It is so simple. Some things should not be fucked with. My wife bought single ply toilet paper. It has all the absorbency of white saran wrap. It smears . You have to do it over and over. When I asked her why …It was on sale. I am glad there weren’t corn cobs on sale. She bought 48 rolls of this crap. Something so simple and easy has become a problem. DAMN
This is one product I never go cheap on. I may not be a Hilton, but I treat my ass like one.
Affirmed. One item upon which I will not skimp.

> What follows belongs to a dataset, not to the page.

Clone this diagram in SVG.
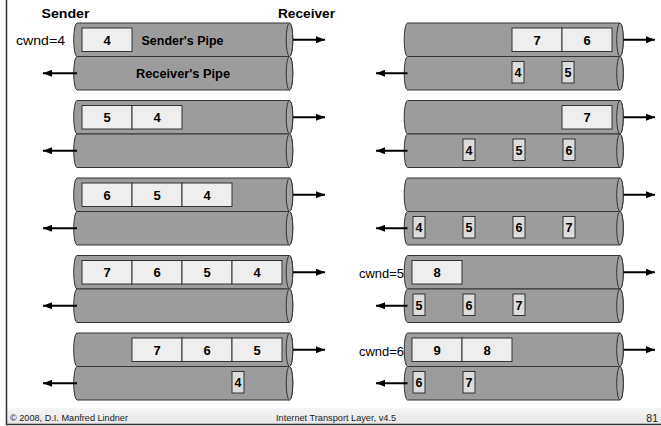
<svg xmlns="http://www.w3.org/2000/svg" xmlns:xlink="http://www.w3.org/1999/xlink" width="661" height="426" viewBox="0 0 661 426">
<style>
text{font-family:"Liberation Sans",Arial,sans-serif;fill:#000}
.pipe{fill:#9c9c9c;stroke:#333;stroke-width:1}
.cap{fill:#a4a4a4;stroke:#333;stroke-width:1}
.seg{fill:#eeeeee;stroke:#333;stroke-width:1}
.ack{fill:#dcdcdc;stroke:#333;stroke-width:1}
.num{font-size:13px;font-weight:bold;text-anchor:middle}
.snum{font-size:12.5px;font-weight:bold;text-anchor:middle}
.head{font-size:13px;font-weight:bold}
.lbl{font-size:12px;font-weight:bold}
.cw{font-size:13.5px}
.foot{font-size:9px;fill:#222}
.arr{stroke:#000;stroke-width:2;fill:none;marker-end:url(#ah)}
</style>
<defs>
<linearGradient id="fg" x1="0" y1="0" x2="0" y2="1"><stop offset="0" stop-color="#f6f6f6"/><stop offset="1" stop-color="#e6e6e6"/></linearGradient>
<marker id="ah" markerUnits="userSpaceOnUse" markerWidth="9" markerHeight="7" refX="9" refY="3.5" orient="auto"><path d="M0,0 L9,3.5 L0,7 Z" fill="#000"/></marker>
<g id="pipe"><path class="pipe" d="M0,0 H212.5 A3.3,16.75 0 0 1 212.5,33.5 H0 A3.3,16.75 0 0 1 0,0 Z"/><ellipse class="cap" cx="212.5" cy="16.75" rx="3.3" ry="16.75"/></g>
</defs>
<rect x="6" y="408" width="655" height="16" fill="url(#fg)"/>
<line x1="6.5" y1="0" x2="6.5" y2="425" stroke="#333" stroke-width="1.5"/>
<line x1="6" y1="424.5" x2="661" y2="424.5" stroke="#333" stroke-width="1.5"/>
<text class="head" x="41.5" y="18" textLength="48" lengthAdjust="spacingAndGlyphs">Sender</text>
<text class="head" x="278" y="18" textLength="57" lengthAdjust="spacingAndGlyphs">Receiver</text>
<text class="foot" x="10" y="421" textLength="118" lengthAdjust="spacingAndGlyphs">© 2008, D.I. Manfred Lindner</text>
<text class="foot" x="276" y="421" textLength="120" lengthAdjust="spacingAndGlyphs">Internet Transport Layer, v4.5</text>
<text x="658" y="421.5" style="font-size:10.5px;text-anchor:end;fill:#222">81</text>

<g id="row1-left">
<use xlink:href="#pipe" x="77" y="23"/><use xlink:href="#pipe" x="77" y="56.5"/>
<rect class="seg" x="82" y="28" width="50" height="23.5"/><text class="num" x="107" y="44.5">4</text>
<text class="lbl" x="141.5" y="44.5" textLength="82" lengthAdjust="spacingAndGlyphs">Sender's Pipe</text>
<text class="lbl" x="136" y="78" textLength="94" lengthAdjust="spacingAndGlyphs">Receiver's Pipe</text>
<text class="cw" x="16" y="45" textLength="49" lengthAdjust="spacingAndGlyphs">cwnd=4</text>
</g>
<g id="row1-right">
<use xlink:href="#pipe" x="407.5" y="23"/><use xlink:href="#pipe" x="407.5" y="56.5"/>
<rect class="seg" x="512" y="28" width="50" height="23.5"/><text class="num" x="537" y="44.5">7</text>
<rect class="seg" x="562" y="28" width="50" height="23.5"/><text class="num" x="587" y="44.5">6</text>
<rect class="ack" x="512" y="61.5" width="12" height="21.5"/><text class="snum" x="518" y="77">4</text>
<rect class="ack" x="562" y="61.5" width="12" height="21.5"/><text class="snum" x="568" y="77">5</text>
</g>

<g id="row2-left">
<use xlink:href="#pipe" x="77" y="100.5"/><use xlink:href="#pipe" x="77" y="134"/>
<rect class="seg" x="82" y="105.5" width="50" height="23.5"/><text class="num" x="107" y="122">5</text>
<rect class="seg" x="132" y="105.5" width="50" height="23.5"/><text class="num" x="157" y="122">4</text>
</g>
<g id="row2-right">
<use xlink:href="#pipe" x="407.5" y="100.5"/><use xlink:href="#pipe" x="407.5" y="134"/>
<rect class="seg" x="562" y="105.5" width="50" height="23.5"/><text class="num" x="587" y="122">7</text>
<rect class="ack" x="463" y="139" width="12" height="21.5"/><text class="snum" x="469" y="154.5">4</text>
<rect class="ack" x="513" y="139" width="12" height="21.5"/><text class="snum" x="519" y="154.5">5</text>
<rect class="ack" x="563" y="139" width="12" height="21.5"/><text class="snum" x="569" y="154.5">6</text>
</g>

<g id="row3-left">
<use xlink:href="#pipe" x="77" y="178"/><use xlink:href="#pipe" x="77" y="211.5"/>
<rect class="seg" x="82" y="183" width="50" height="23.5"/><text class="num" x="107" y="199.5">6</text>
<rect class="seg" x="132" y="183" width="50" height="23.5"/><text class="num" x="157" y="199.5">5</text>
<rect class="seg" x="182" y="183" width="50" height="23.5"/><text class="num" x="207" y="199.5">4</text>
</g>
<g id="row3-right">
<use xlink:href="#pipe" x="407.5" y="178"/><use xlink:href="#pipe" x="407.5" y="211.5"/>
<rect class="ack" x="413" y="216.5" width="12" height="21.5"/><text class="snum" x="419" y="232">4</text>
<rect class="ack" x="463" y="216.5" width="12" height="21.5"/><text class="snum" x="469" y="232">5</text>
<rect class="ack" x="513" y="216.5" width="12" height="21.5"/><text class="snum" x="519" y="232">6</text>
<rect class="ack" x="563" y="216.5" width="12" height="21.5"/><text class="snum" x="569" y="232">7</text>
</g>

<g id="row4-left">
<use xlink:href="#pipe" x="77" y="255.5"/><use xlink:href="#pipe" x="77" y="289"/>
<rect class="seg" x="82" y="260.5" width="50" height="23.5"/><text class="num" x="107" y="277">7</text>
<rect class="seg" x="132" y="260.5" width="50" height="23.5"/><text class="num" x="157" y="277">6</text>
<rect class="seg" x="182" y="260.5" width="50" height="23.5"/><text class="num" x="207" y="277">5</text>
<rect class="seg" x="232" y="260.5" width="50" height="23.5"/><text class="num" x="257" y="277">4</text>
</g>
<g id="row4-right">
<use xlink:href="#pipe" x="407.5" y="255.5"/><use xlink:href="#pipe" x="407.5" y="289"/>
<text class="cw" x="359" y="278" textLength="45" lengthAdjust="spacingAndGlyphs">cwnd=5</text>
<rect class="seg" x="412" y="260.5" width="50" height="23.5"/><text class="num" x="437" y="277">8</text>
<rect class="ack" x="413" y="294" width="12" height="21.5"/><text class="snum" x="419" y="309.5">5</text>
<rect class="ack" x="463" y="294" width="12" height="21.5"/><text class="snum" x="469" y="309.5">6</text>
<rect class="ack" x="513" y="294" width="12" height="21.5"/><text class="snum" x="519" y="309.5">7</text>
</g>

<g id="row5-left">
<use xlink:href="#pipe" x="77" y="333"/><use xlink:href="#pipe" x="77" y="366.5"/>
<rect class="seg" x="132" y="338" width="50" height="23.5"/><text class="num" x="157" y="354.5">7</text>
<rect class="seg" x="182" y="338" width="50" height="23.5"/><text class="num" x="207" y="354.5">6</text>
<rect class="seg" x="232" y="338" width="50" height="23.5"/><text class="num" x="257" y="354.5">5</text>
<rect class="ack" x="232" y="371.5" width="12" height="21.5"/><text class="snum" x="238" y="387">4</text>
</g>
<g id="row5-right">
<use xlink:href="#pipe" x="407.5" y="333"/><use xlink:href="#pipe" x="407.5" y="366.5"/>
<text class="cw" x="359" y="355.5" textLength="45" lengthAdjust="spacingAndGlyphs">cwnd=6</text>
<rect class="seg" x="412" y="338" width="50" height="23.5"/><text class="num" x="437" y="354.5">9</text>
<rect class="seg" x="462" y="338" width="50" height="23.5"/><text class="num" x="487" y="354.5">8</text>
<rect class="ack" x="413" y="371.5" width="12" height="21.5"/><text class="snum" x="419" y="387">6</text>
<rect class="ack" x="463" y="371.5" width="12" height="21.5"/><text class="snum" x="469" y="387">7</text>
</g>

<g id="connectors">
<line class="arr" x1="293" y1="39.75" x2="325" y2="39.75"/>
<line class="arr" x1="77" y1="73.25" x2="43" y2="73.25"/>
<line class="arr" x1="623.5" y1="39.75" x2="655" y2="39.75"/>
<line class="arr" x1="407.5" y1="73.25" x2="376" y2="73.25"/>
<line class="arr" x1="293" y1="117.25" x2="325" y2="117.25"/>
<line class="arr" x1="77" y1="150.75" x2="43" y2="150.75"/>
<line class="arr" x1="623.5" y1="117.25" x2="655" y2="117.25"/>
<line class="arr" x1="407.5" y1="150.75" x2="376" y2="150.75"/>
<line class="arr" x1="293" y1="194.75" x2="325" y2="194.75"/>
<line class="arr" x1="77" y1="228.25" x2="43" y2="228.25"/>
<line class="arr" x1="623.5" y1="194.75" x2="655" y2="194.75"/>
<line class="arr" x1="407.5" y1="228.25" x2="376" y2="228.25"/>
<line class="arr" x1="293" y1="272.25" x2="325" y2="272.25"/>
<line class="arr" x1="77" y1="305.75" x2="43" y2="305.75"/>
<line class="arr" x1="623.5" y1="272.25" x2="655" y2="272.25"/>
<line class="arr" x1="407.5" y1="305.75" x2="376" y2="305.75"/>
<line class="arr" x1="293" y1="349.75" x2="325" y2="349.75"/>
<line class="arr" x1="77" y1="383.25" x2="43" y2="383.25"/>
<line class="arr" x1="623.5" y1="349.75" x2="655" y2="349.75"/>
<line class="arr" x1="407.5" y1="383.25" x2="376" y2="383.25"/>
</g>
</svg>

No semi-transparent gossamer sheets that tear at the slightest pull. No recycled sandpaper. I’d rather use my sleeve, or (be forewarned) your hand towel.
One of the worst aspects of traveling abroad. My pampered American ass has lofty standards.
You bought your ass a chihuahua?
Moving tale of grocery shopping gone wrong to MPSIMS…
You haven’t experienced poor quality TP until you tried it in a foreign land.
My first time I went to South America I was aghast at the presence of wood chips in the TP.
Can I ask, does anyone here buy Scott Tissue and if so, why? I find it so thin and hard. (That’s what she said.)
I’m a Cottonelle fan myself. I likes the ridges.
I buy whichever brand has the puppy dogs on the label. But only because *real *puppy dogs squirm too damn much when I wipe my ass with them.
You make grainy amateur sex videos featuring your ass?
Oof! Scott Tissue is not permitted!
My husband does the grocery shopping now. I went to the loo, reached for the paper, and found . . . . Scott Tissue!
“Dear, why do we have Scott paper?”
“I don’t know. I just grabbed whatever was on the shelf.”
“Is it because you’re trying to save money? Because I don’t care how tight things are, this is one area not to scrimp on.”
“No, I just didn’t think it mattered.”
“Well it does. Scott tissue makes lady bits angry. And if you’d like to continue to have anything to do with said lady bits, you’d be well advised to treat them nicely. And that means no Scott Tissue.”
Didn’t think it mattered? I thought men were the ones all particular about bog roll.
And to show how great my spouse is, he used the rest of the dread Scott paper and bought me our customary Charmin.
Thats why a cat is a better choice. Hamster too if you are careful.
Are you kidding? Cats are pointy on five of their six ends!
I say bunny rabbits.
(Seriously, I’m so spoiled, I get the grown up version of diaper wipes. It makes my tushie happy.)
Scott flushes easier. You do realize you can tear a long piece and fold it in half, don’t you (Unless it’s Shabbat, apparently)?
Not if they’re declawed!
d&r
My father served in the Korean Police Action, and apparently was traumatized by the toilet paper (or lack thereof) available. No matter what else he has to scrimp on, he insists on nice toilet paper, and plenty of it.
I’m not quite that picky, but I don’t like cheap toilet paper. If a store has poor quality toilet paper in its public restrooms, I don’t shop there.
Personally, I take Gargantua’s advice and only wipe my posterior with the neck of a goose:
“Afterwards I wiped my tail with a hen, with a cock, with a pullet, with a calf’s skin, with a hare, with a pigeon, with a cormorant, with an attorney’s bag, with a montero, with a coif, with a falconer’s lure. But, to conclude, I say and maintain, that of all torcheculs, arsewisps, bumfodders, tail-napkins, bunghole cleansers, and wipe-breeches, there is none in the world comparable to the neck of a goose, that is well downed, if you hold her head betwixt your legs.”
They’re self cleaning too. They’ll have the fur licked clean in no time.
Because of other folks who live in my house, I get the Kroger kind which is sort of a compromise. Two-ply, kind of soft, not too soft, not too expensive.
I don’t really care. I’d probably use corn cobs, if that’s all I had.
Charmin only! Whatever style is on sale.
The second momentous Dread Scott decision, but with a nice ending.